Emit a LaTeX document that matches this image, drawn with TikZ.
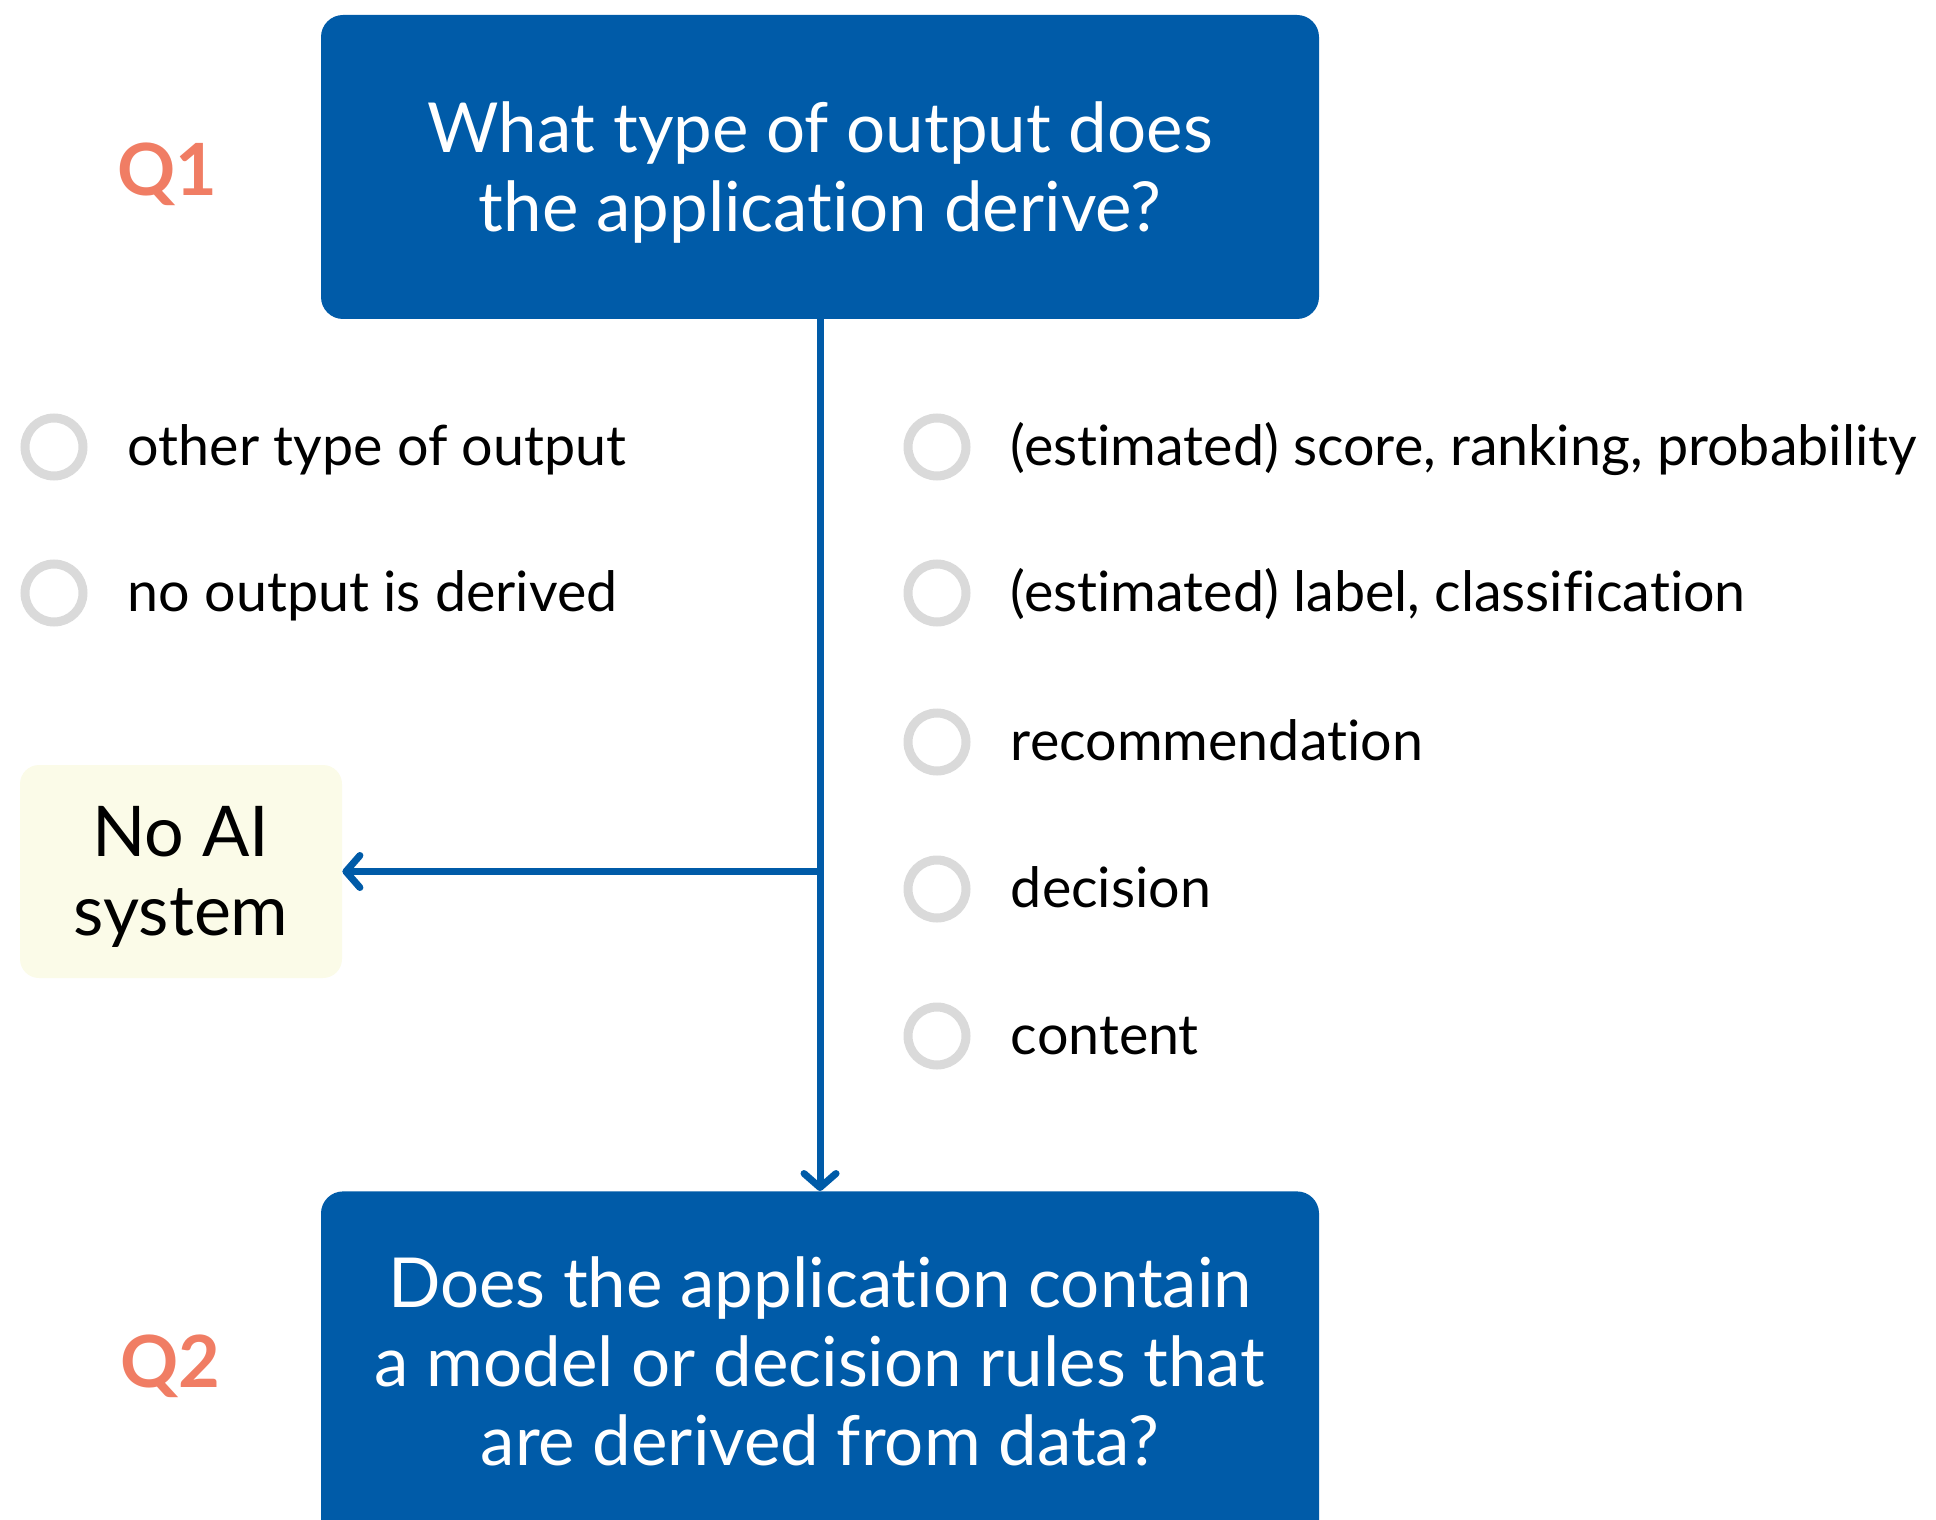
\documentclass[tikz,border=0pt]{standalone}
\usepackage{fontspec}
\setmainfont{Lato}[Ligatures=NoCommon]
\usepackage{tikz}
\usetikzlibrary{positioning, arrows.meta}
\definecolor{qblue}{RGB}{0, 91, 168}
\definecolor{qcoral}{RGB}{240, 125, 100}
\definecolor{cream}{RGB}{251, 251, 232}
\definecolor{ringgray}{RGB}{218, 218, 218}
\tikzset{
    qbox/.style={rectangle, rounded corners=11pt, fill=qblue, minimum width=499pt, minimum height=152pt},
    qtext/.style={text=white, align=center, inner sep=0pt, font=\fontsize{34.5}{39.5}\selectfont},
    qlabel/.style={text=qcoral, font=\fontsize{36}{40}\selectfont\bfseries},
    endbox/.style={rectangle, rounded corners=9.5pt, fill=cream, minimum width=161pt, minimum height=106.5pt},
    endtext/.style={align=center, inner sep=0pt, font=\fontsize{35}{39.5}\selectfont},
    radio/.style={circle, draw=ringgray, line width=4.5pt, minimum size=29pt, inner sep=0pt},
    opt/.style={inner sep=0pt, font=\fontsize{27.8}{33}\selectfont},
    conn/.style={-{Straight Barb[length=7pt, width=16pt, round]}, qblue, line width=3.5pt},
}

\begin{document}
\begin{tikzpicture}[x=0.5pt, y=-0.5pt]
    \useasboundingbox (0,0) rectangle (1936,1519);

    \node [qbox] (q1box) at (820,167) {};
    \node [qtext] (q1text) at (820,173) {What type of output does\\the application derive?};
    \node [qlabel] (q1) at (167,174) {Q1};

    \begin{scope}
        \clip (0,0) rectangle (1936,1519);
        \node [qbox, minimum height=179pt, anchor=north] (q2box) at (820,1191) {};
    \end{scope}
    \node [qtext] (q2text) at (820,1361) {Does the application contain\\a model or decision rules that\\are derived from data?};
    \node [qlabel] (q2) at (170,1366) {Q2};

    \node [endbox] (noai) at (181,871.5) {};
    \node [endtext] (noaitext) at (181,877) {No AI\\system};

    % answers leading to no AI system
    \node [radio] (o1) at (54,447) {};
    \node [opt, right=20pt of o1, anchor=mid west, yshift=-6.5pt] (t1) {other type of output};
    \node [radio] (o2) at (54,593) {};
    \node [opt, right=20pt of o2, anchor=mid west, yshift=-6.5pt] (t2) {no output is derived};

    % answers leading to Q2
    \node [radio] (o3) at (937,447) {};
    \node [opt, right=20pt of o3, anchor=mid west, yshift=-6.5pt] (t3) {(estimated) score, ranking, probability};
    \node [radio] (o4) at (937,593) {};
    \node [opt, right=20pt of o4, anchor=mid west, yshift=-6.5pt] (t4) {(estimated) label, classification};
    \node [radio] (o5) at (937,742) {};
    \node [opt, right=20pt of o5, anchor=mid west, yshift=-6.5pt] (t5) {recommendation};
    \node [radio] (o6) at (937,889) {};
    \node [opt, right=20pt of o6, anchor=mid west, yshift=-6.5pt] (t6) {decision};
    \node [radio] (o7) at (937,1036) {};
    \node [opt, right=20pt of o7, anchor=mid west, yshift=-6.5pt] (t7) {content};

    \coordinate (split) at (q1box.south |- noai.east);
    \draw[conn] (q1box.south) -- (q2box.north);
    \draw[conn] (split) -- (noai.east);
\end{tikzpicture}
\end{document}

-------

Reproduce all of the data exactly, omitting each picture it holds.

FINISHED ANSWER:
Emit a LaTeX document that matches this image, drawn with TikZ.
\documentclass[tikz,border=0pt]{standalone}
\usepackage{fontspec}
\setmainfont{Lato}[Ligatures=NoCommon]
\usepackage{tikz}
\usetikzlibrary{positioning, arrows.meta}
\definecolor{qblue}{RGB}{0, 91, 168}
\definecolor{qcoral}{RGB}{240, 125, 100}
\definecolor{cream}{RGB}{251, 251, 232}
\definecolor{ringgray}{RGB}{218, 218, 218}
\tikzset{
    qbox/.style={rectangle, rounded corners=11pt, fill=qblue, minimum width=499pt, minimum height=152pt},
    qtext/.style={text=white, align=center, inner sep=0pt, font=\fontsize{34.5}{39.5}\selectfont},
    qlabel/.style={text=qcoral, font=\fontsize{36}{40}\selectfont\bfseries},
    endbox/.style={rectangle, rounded corners=9.5pt, fill=cream, minimum width=161pt, minimum height=106.5pt},
    endtext/.style={align=center, inner sep=0pt, font=\fontsize{35}{39.5}\selectfont},
    radio/.style={circle, draw=ringgray, line width=4.5pt, minimum size=29pt, inner sep=0pt},
    opt/.style={inner sep=0pt, font=\fontsize{27.8}{33}\selectfont},
    conn/.style={-{Straight Barb[length=7pt, width=16pt, round]}, qblue, line width=3.5pt},
}

\begin{document}
\begin{tikzpicture}[x=0.5pt, y=-0.5pt]
    \useasboundingbox (0,0) rectangle (1936,1519);

    \node [qbox] (q1box) at (820,167) {};
    \node [qtext] (q1text) at (820,173) {What type of output does\\the application derive?};
    \node [qlabel] (q1) at (167,174) {Q1};

    \begin{scope}
        \clip (0,0) rectangle (1936,1519);
        \node [qbox, minimum height=179pt, anchor=north] (q2box) at (820,1191) {};
    \end{scope}
    \node [qtext] (q2text) at (820,1361) {Does the application contain\\a model or decision rules that\\are derived from data?};
    \node [qlabel] (q2) at (170,1366) {Q2};

    \node [endbox] (noai) at (181,871.5) {};
    \node [endtext] (noaitext) at (181,877) {No AI\\system};

    % answers leading to no AI system
    \node [radio] (o1) at (54,447) {};
    \node [opt, right=20pt of o1, anchor=mid west, yshift=-6.5pt] (t1) {other type of output};
    \node [radio] (o2) at (54,593) {};
    \node [opt, right=20pt of o2, anchor=mid west, yshift=-6.5pt] (t2) {no output is derived};

    % answers leading to Q2
    \node [radio] (o3) at (937,447) {};
    \node [opt, right=20pt of o3, anchor=mid west, yshift=-6.5pt] (t3) {(estimated) score, ranking, probability};
    \node [radio] (o4) at (937,593) {};
    \node [opt, right=20pt of o4, anchor=mid west, yshift=-6.5pt] (t4) {(estimated) label, classification};
    \node [radio] (o5) at (937,742) {};
    \node [opt, right=20pt of o5, anchor=mid west, yshift=-6.5pt] (t5) {recommendation};
    \node [radio] (o6) at (937,889) {};
    \node [opt, right=20pt of o6, anchor=mid west, yshift=-6.5pt] (t6) {decision};
    \node [radio] (o7) at (937,1036) {};
    \node [opt, right=20pt of o7, anchor=mid west, yshift=-6.5pt] (t7) {content};

    \coordinate (split) at (q1box.south |- noai.east);
    \draw[conn] (q1box.south) -- (q2box.north);
    \draw[conn] (split) -- (noai.east);
\end{tikzpicture}
\end{document}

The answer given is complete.